◆ **THE REQUEST**
Give only the count of lines containing "that".

[BEGIN]

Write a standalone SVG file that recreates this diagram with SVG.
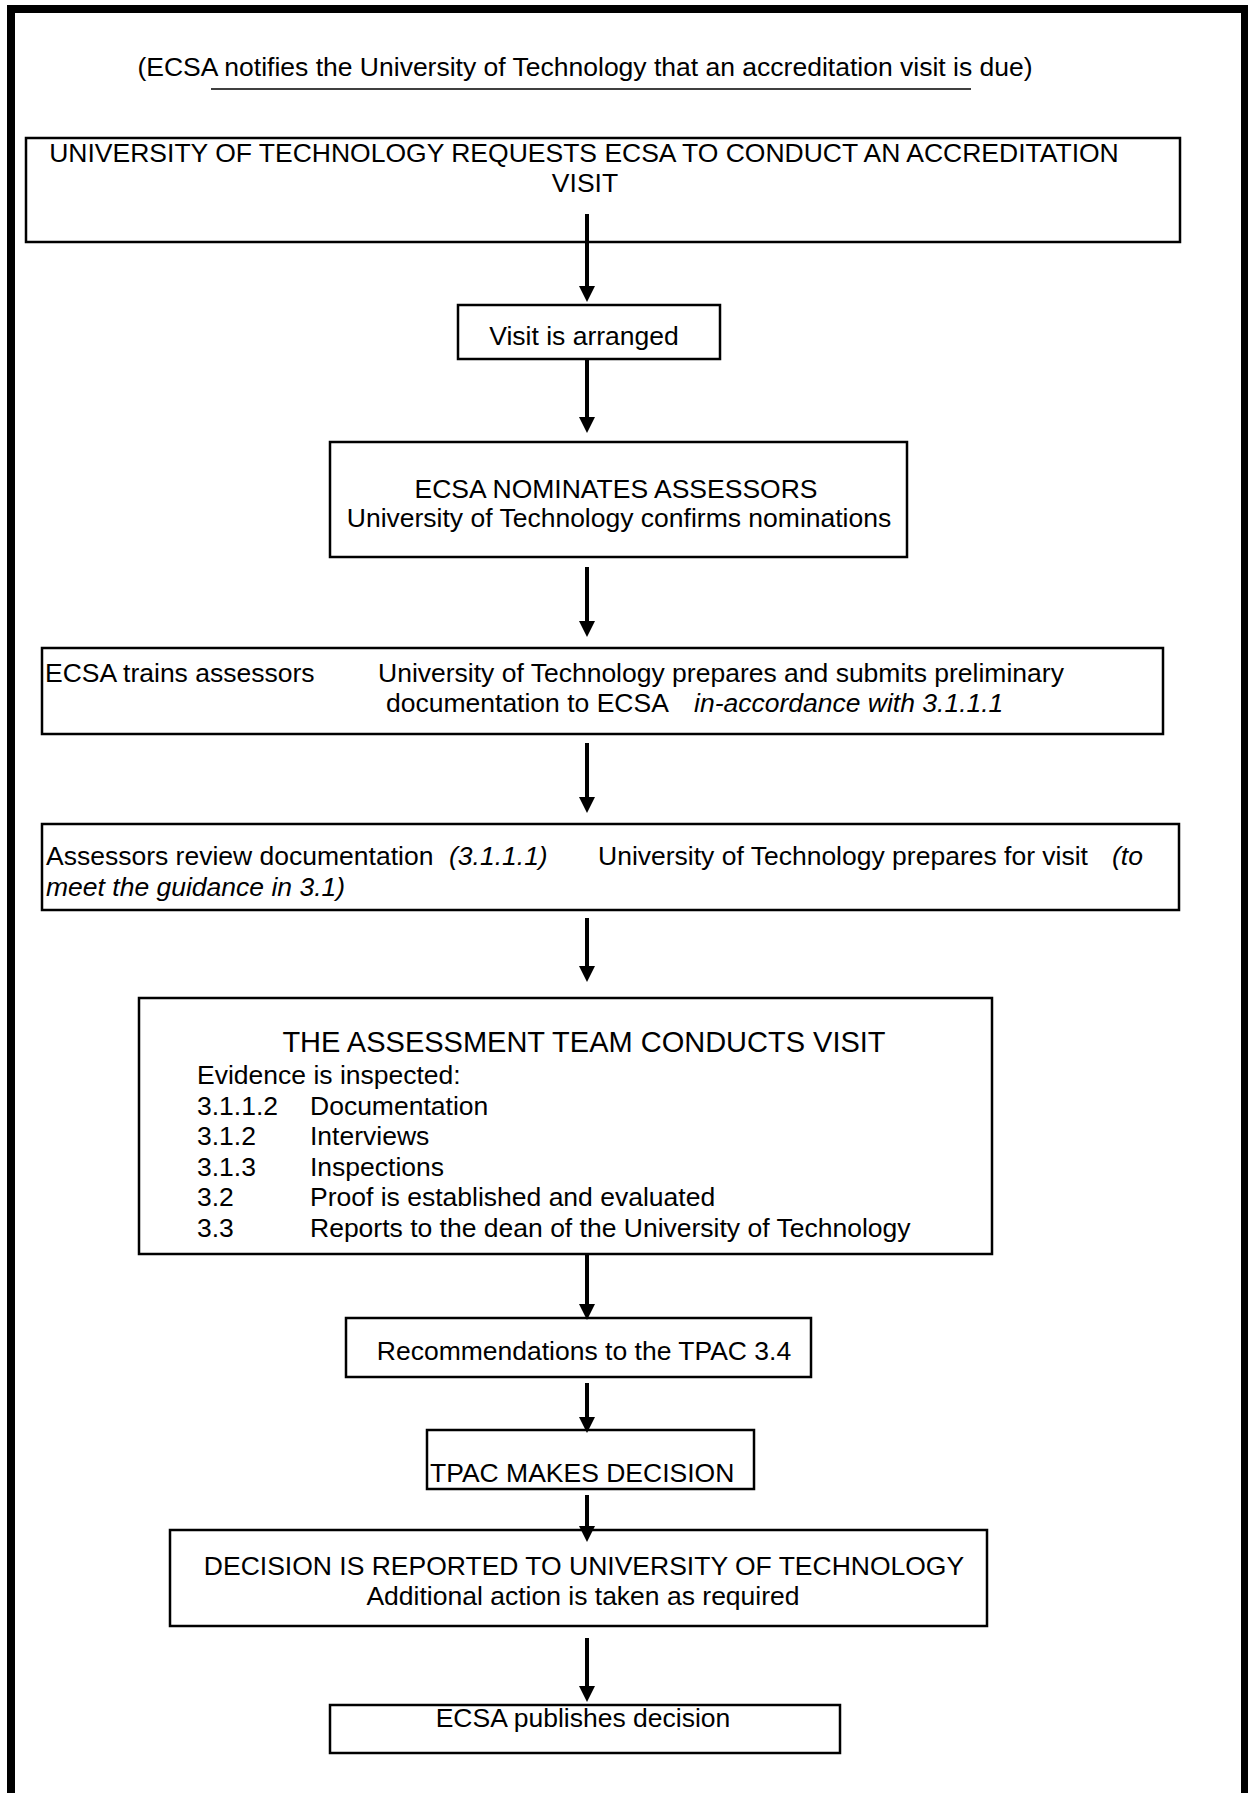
<svg xmlns="http://www.w3.org/2000/svg" width="1248" height="1793" viewBox="0 0 1248 1793">
<style>
text{font-family:"Liberation Sans",Arial,sans-serif;font-size:26.5px;fill:#000}
.c{text-anchor:middle}
.i{font-style:italic}
.box{fill:#fff;stroke:#000;stroke-width:2.5}
.conn{fill:none;stroke:#000;stroke-width:4}
</style>
<defs>
<marker id="ah" viewBox="0 0 16 16" refX="1" refY="8" markerWidth="16" markerHeight="16" markerUnits="userSpaceOnUse" orient="auto">
<path d="M0,0 L16,8 L0,16 z" fill="#000"/>
</marker>
</defs>
<rect width="1248" height="1793" fill="#fff"/>
<path d="M11,1793 V9 H1245 V1793" fill="none" stroke="#000" stroke-width="8"/>
<g id="intro">
<text class="c" x="585" y="76">(ECSA notifies the University of Technology that an accreditation visit is due)</text>
<line x1="211" y1="89" x2="971" y2="89" stroke="#000" stroke-width="1.5"/>
</g>
<g id="n1">
<rect class="box" x="26" y="138" width="1154" height="104"/>
<text class="c" x="584" y="162">UNIVERSITY OF TECHNOLOGY REQUESTS ECSA TO CONDUCT AN ACCREDITATION</text>
<text class="c" x="585" y="192">VISIT</text>
</g>
<g id="n2">
<rect class="box" x="458" y="305" width="262" height="54"/>
<text class="c" x="584" y="345">Visit is arranged</text>
</g>
<g id="n3">
<rect class="box" x="330" y="442" width="577" height="115"/>
<text class="c" x="616" y="498">ECSA NOMINATES ASSESSORS</text>
<text class="c" x="619" y="527">University of Technology confirms nominations</text>
</g>
<g id="n4">
<rect class="box" x="42" y="648" width="1121" height="86"/>
<text x="45" y="682">ECSA trains assessors</text>
<text x="378" y="682">University of Technology prepares and submits preliminary</text>
<text x="386" y="712">documentation to ECSA</text>
<text class="i" x="694" y="712">in-accordance with 3.1.1.1</text>
</g>
<g id="n5">
<rect class="box" x="42" y="824" width="1137" height="86"/>
<text x="46" y="865">Assessors review documentation</text>
<text class="i" x="449" y="865">(3.1.1.1)</text>
<text x="598" y="865">University of Technology prepares for visit</text>
<text class="i" x="1112" y="865">(to</text>
<text class="i" x="46" y="896">meet the guidance in 3.1)</text>
</g>
<g id="n6">
<rect class="box" x="139" y="998" width="853" height="256"/>
<text class="c" x="584" y="1052" style="font-size:29px">THE ASSESSMENT TEAM CONDUCTS VISIT</text>
<text x="197" y="1084">Evidence is inspected:</text>
<text x="197" y="1115">3.1.1.2</text><text x="310" y="1115">Documentation</text>
<text x="197" y="1145">3.1.2</text><text x="310" y="1145">Interviews</text>
<text x="197" y="1176">3.1.3</text><text x="310" y="1176">Inspections</text>
<text x="197" y="1206">3.2</text><text x="310" y="1206">Proof is established and evaluated</text>
<text x="197" y="1237">3.3</text><text x="310" y="1237">Reports to the dean of the University of Technology</text>
</g>
<g id="n7">
<rect class="box" x="346" y="1318" width="465" height="59"/>
<text class="c" x="584" y="1360">Recommendations to the TPAC 3.4</text>
</g>
<g id="n8">
<rect class="box" x="427" y="1430" width="327" height="59"/>
<text x="430" y="1482">TPAC MAKES DECISION</text>
</g>
<g id="n9">
<rect class="box" x="170" y="1530" width="817" height="96"/>
<text class="c" x="584" y="1575">DECISION IS REPORTED TO UNIVERSITY OF TECHNOLOGY</text>
<text class="c" x="583" y="1605">Additional action is taken as required</text>
</g>
<g id="n10">
<rect class="box" x="330" y="1705" width="510" height="48"/>
<text class="c" x="583" y="1727">ECSA publishes decision</text>
</g>
<g id="connectors">
<path class="conn" marker-end="url(#ah)" d="M587,214 V287"/>
<path class="conn" marker-end="url(#ah)" d="M587,359 V418"/>
<path class="conn" marker-end="url(#ah)" d="M587,567 V622"/>
<path class="conn" marker-end="url(#ah)" d="M587,743 V798"/>
<path class="conn" marker-end="url(#ah)" d="M587,918 V967"/>
<path class="conn" marker-end="url(#ah)" d="M587,1254 V1305"/>
<path class="conn" marker-end="url(#ah)" d="M587,1383 V1418"/>
<path class="conn" marker-end="url(#ah)" d="M587,1495 V1527"/>
<path class="conn" marker-end="url(#ah)" d="M587,1638 V1687"/>
</g>
</svg>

[END]

◆ **EXERCISE OUTPUT**
2